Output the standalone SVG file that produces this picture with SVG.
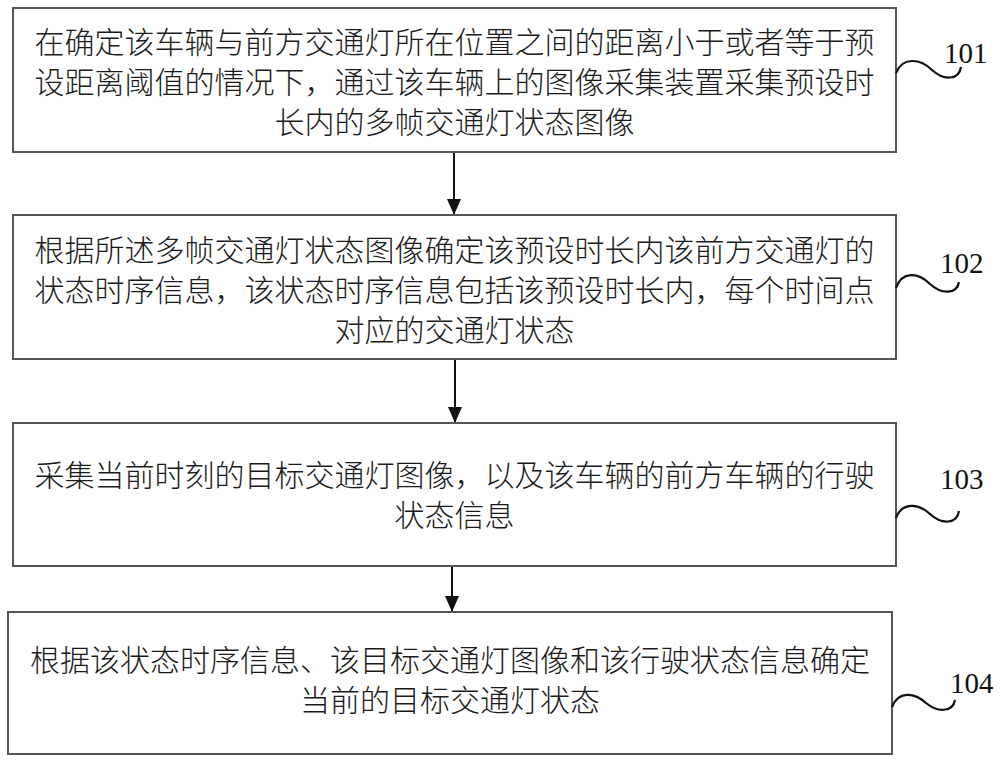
<svg xmlns="http://www.w3.org/2000/svg" width="1000" height="764" viewBox="0 0 1000 764">
<defs>
<style>
.box{fill:#fff;stroke:#555;stroke-width:2}
.t{font-family:"Noto Sans CJK SC","Noto Sans",sans-serif;font-size:30px;font-weight:300;fill:#1a1a1a;text-anchor:middle}
.n{font-family:"Liberation Serif",serif;font-size:29px;fill:#111}
.c{fill:none;stroke:#111;stroke-width:2.2}
.a{stroke:#111;stroke-width:2;fill:none}
</style>
<marker id="ah" markerWidth="16" markerHeight="18" refX="15" refY="8" orient="auto" markerUnits="userSpaceOnUse" viewBox="0 0 16 16">
<path d="M0,1 L16,8 L0,15 Z" fill="#111"/>
</marker>
</defs>
<rect width="1000" height="764" fill="#fff"/>
<g id="connectors">
<line class="a" x1="454" y1="152" x2="454" y2="214" marker-end="url(#ah)"/>
<line class="a" x1="455" y1="359" x2="455" y2="422" marker-end="url(#ah)"/>
<line class="a" x1="452" y1="566" x2="452" y2="611" marker-end="url(#ah)"/>
</g>
<g id="n101">
<rect class="box" x="13" y="8" width="883" height="144"/>
<text class="t" x="454.5" y="53">在确定该车辆与前方交通灯所在位置之间的距离小于或者等于预</text>
<text class="t" x="454.5" y="93">设距离阈值的情况下，通过该车辆上的图像采集装置采集预设时</text>
<text class="t" x="454.5" y="133">长内的多帧交通灯状态图像</text>
<path class="c" d="M896,73 C902,57 920,58 932,70 C944,81 959,80 961,67"/>
<text class="n" x="944" y="63">101</text>
</g>
<g id="n102">
<rect class="box" x="13" y="215" width="883" height="144"/>
<text class="t" x="454.5" y="261">根据所述多帧交通灯状态图像确定该预设时长内该前方交通灯的</text>
<text class="t" x="454.5" y="301">状态时序信息，该状态时序信息包括该预设时长内，每个时间点</text>
<text class="t" x="454.5" y="341">对应的交通灯状态</text>
<path class="c" d="M896,288 C902,271 918,272 930,284 C942,295 957,294 959,282"/>
<text class="n" x="940" y="273">102</text>
</g>
<g id="n103">
<rect class="box" x="13" y="423" width="883" height="143"/>
<text class="t" x="454.5" y="486">采集当前时刻的目标交通灯图像，以及该车辆的前方车辆的行驶</text>
<text class="t" x="454.5" y="526">状态信息</text>
<path class="c" d="M896,518 C902,502 918,503 930,514 C942,525 957,524 959,511"/>
<text class="n" x="940" y="489">103</text>
</g>
<g id="n104">
<rect class="box" x="8" y="612" width="884" height="142"/>
<text class="t" x="450" y="671">根据该状态时序信息、该目标交通灯图像和该行驶状态信息确定</text>
<text class="t" x="450" y="711">当前的目标交通灯状态</text>
<path class="c" d="M892,707 C898,691 914,692 926,703 C938,713 953,712 955,700"/>
<text class="n" x="950" y="693">104</text>
</g>
</svg>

> Set task
Restate the whole listing above exactly, please, omitting every image.

> Answer to this exercise
Output the standalone SVG file that produces this picture with SVG.
<svg xmlns="http://www.w3.org/2000/svg" width="1000" height="764" viewBox="0 0 1000 764">
<defs>
<style>
.box{fill:#fff;stroke:#555;stroke-width:2}
.t{font-family:"Noto Sans CJK SC","Noto Sans",sans-serif;font-size:30px;font-weight:300;fill:#1a1a1a;text-anchor:middle}
.n{font-family:"Liberation Serif",serif;font-size:29px;fill:#111}
.c{fill:none;stroke:#111;stroke-width:2.2}
.a{stroke:#111;stroke-width:2;fill:none}
</style>
<marker id="ah" markerWidth="16" markerHeight="18" refX="15" refY="8" orient="auto" markerUnits="userSpaceOnUse" viewBox="0 0 16 16">
<path d="M0,1 L16,8 L0,15 Z" fill="#111"/>
</marker>
</defs>
<rect width="1000" height="764" fill="#fff"/>
<g id="connectors">
<line class="a" x1="454" y1="152" x2="454" y2="214" marker-end="url(#ah)"/>
<line class="a" x1="455" y1="359" x2="455" y2="422" marker-end="url(#ah)"/>
<line class="a" x1="452" y1="566" x2="452" y2="611" marker-end="url(#ah)"/>
</g>
<g id="n101">
<rect class="box" x="13" y="8" width="883" height="144"/>
<text class="t" x="454.5" y="53">在确定该车辆与前方交通灯所在位置之间的距离小于或者等于预</text>
<text class="t" x="454.5" y="93">设距离阈值的情况下，通过该车辆上的图像采集装置采集预设时</text>
<text class="t" x="454.5" y="133">长内的多帧交通灯状态图像</text>
<path class="c" d="M896,73 C902,57 920,58 932,70 C944,81 959,80 961,67"/>
<text class="n" x="944" y="63">101</text>
</g>
<g id="n102">
<rect class="box" x="13" y="215" width="883" height="144"/>
<text class="t" x="454.5" y="261">根据所述多帧交通灯状态图像确定该预设时长内该前方交通灯的</text>
<text class="t" x="454.5" y="301">状态时序信息，该状态时序信息包括该预设时长内，每个时间点</text>
<text class="t" x="454.5" y="341">对应的交通灯状态</text>
<path class="c" d="M896,288 C902,271 918,272 930,284 C942,295 957,294 959,282"/>
<text class="n" x="940" y="273">102</text>
</g>
<g id="n103">
<rect class="box" x="13" y="423" width="883" height="143"/>
<text class="t" x="454.5" y="486">采集当前时刻的目标交通灯图像，以及该车辆的前方车辆的行驶</text>
<text class="t" x="454.5" y="526">状态信息</text>
<path class="c" d="M896,518 C902,502 918,503 930,514 C942,525 957,524 959,511"/>
<text class="n" x="940" y="489">103</text>
</g>
<g id="n104">
<rect class="box" x="8" y="612" width="884" height="142"/>
<text class="t" x="450" y="671">根据该状态时序信息、该目标交通灯图像和该行驶状态信息确定</text>
<text class="t" x="450" y="711">当前的目标交通灯状态</text>
<path class="c" d="M892,707 C898,691 914,692 926,703 C938,713 953,712 955,700"/>
<text class="n" x="950" y="693">104</text>
</g>
</svg>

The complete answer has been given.